Dual system encryption via doubly selective security: Framework, fully secure functional encryption for regular languages, and more

Abstract

Dual system encryption techniques introduced by Waters in Crypto'09 are powerful approaches for constructing fully secure functional encryption (FE) for many predicates. However, there are still some FE for certain predicates to which dual system encryption techniques seem inapplicable, and hence their fully-secure realization remains an important problem. A notable example is FE for regular languages, introduced by Waters in Crypto'12. We propose a generic framework that abstracts the concept of dual system encryption techniques. We introduce a new primitive called pair encoding scheme for predicates and show that it implies fully secure functional encryption (for the same predicates) via a generic construction. Using the framework, we obtain the first fully secure schemes for functional encryption primitives of which only selectively secure schemes were known so far. Our three main instantiations include FE for regular languages, unbounded attribute-based encryption (ABE) for large universes, and ABE with constant-size ciphertexts.

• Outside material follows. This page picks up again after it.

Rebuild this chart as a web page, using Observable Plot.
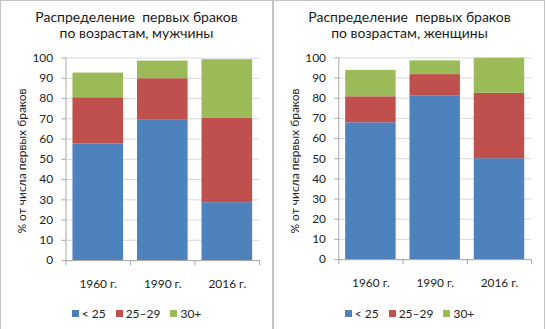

Our main ingredient for overcoming the barrier of inapplicability for the dual system techniques to certain predicates is a computational security notion of the pair encoding scheme which we call doubly selective security. This is in contrast with most of the previous dual system based schemes, where information-theoretic security are implicitly utilized. The doubly selective security notion resembles that of selective security and its complementary notion, co-selective security, and hence its name. Our framework can be regarded as a method for boosting doubly selectively security (of encoding) to full security (of functional encryption). Besides generality of our framework, we remark that improved security is also obtained, as our security proof enjoys tighter reduction than previous schemes, notably the reduction cost does not depend on the number of all queries, but only that of pre-challenged queries. © 2014 International Association for Cryptologic Research.